The National Endowment for the Humanities Wednesday announced $14.8 million in grants to support 253 humanities projects in 44 states, the District of Columbia and Puerto Rico, including $100,000 to Santa Monica College for a project on the art and architecture of Santa Monica and west Los Angeles County.

The SMC grant for the three-year curriculum development project to be headed up by Briana Simmons, titled, “Mapping and Preserving the Art and Hidden Histories of Santa Monica,” was the largest among 11 grants awarded to Southern California scholars.

The second largest sum — $98.317 — went to Kristen Lashua of Vanguard University in Costa Mesa for the development and implementation of a summer bridge program based on American history and culture for at-risk students.
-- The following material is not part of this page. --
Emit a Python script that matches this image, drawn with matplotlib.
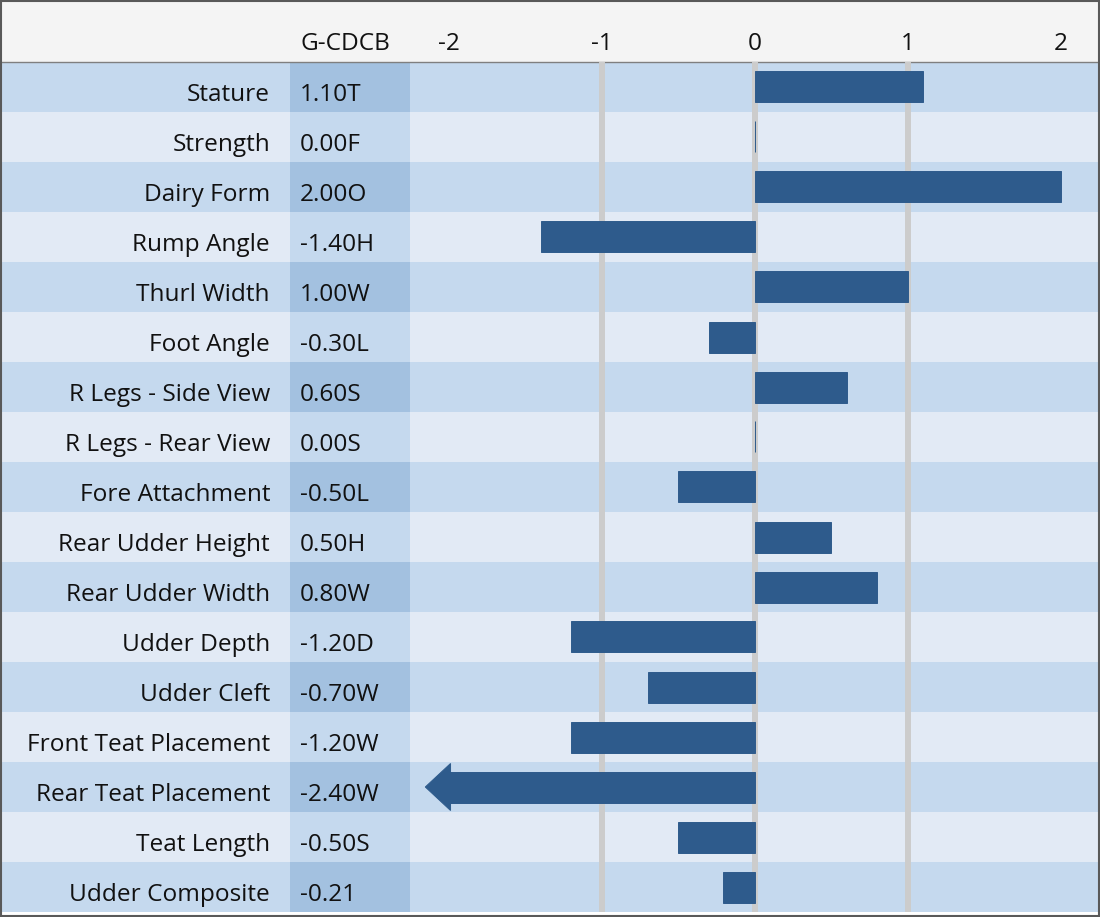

USC’s Luci Marzola was awarded $35,000 to research and write a book-length study on how technology and science shaped earlycinema in Hollywood, while UCLA’s Natalie Operstein got $60,000 for a linguistic analysis of Lingua Franca, a language used for interethnic communication in the Mediterranean from the medieval period to the 19th century.

Projects at Claremont McKenna College, UC Irvine, UC Riverside and UC San Diego also were funded by the NEH, which awarded an additional $47.5 million to fund 55 state humanities council partners.

“From cutting-edge digital projects to the painstaking practice of traditional scholarly research, these new NEH grants represent the humanities at its most vital and creative,” said NEH Chairman Jon Parrish Peede. “These projects will shed new light on age-old questions, safeguard our cultural heritage, and expand educational opportunities in classrooms nationwide.”

Created in 1965 as an independent federal agency, the NEH supports research and learning in history, literature, philosophy and other areas of the humanities by funding selected, peer-reviewed proposals from around the nation.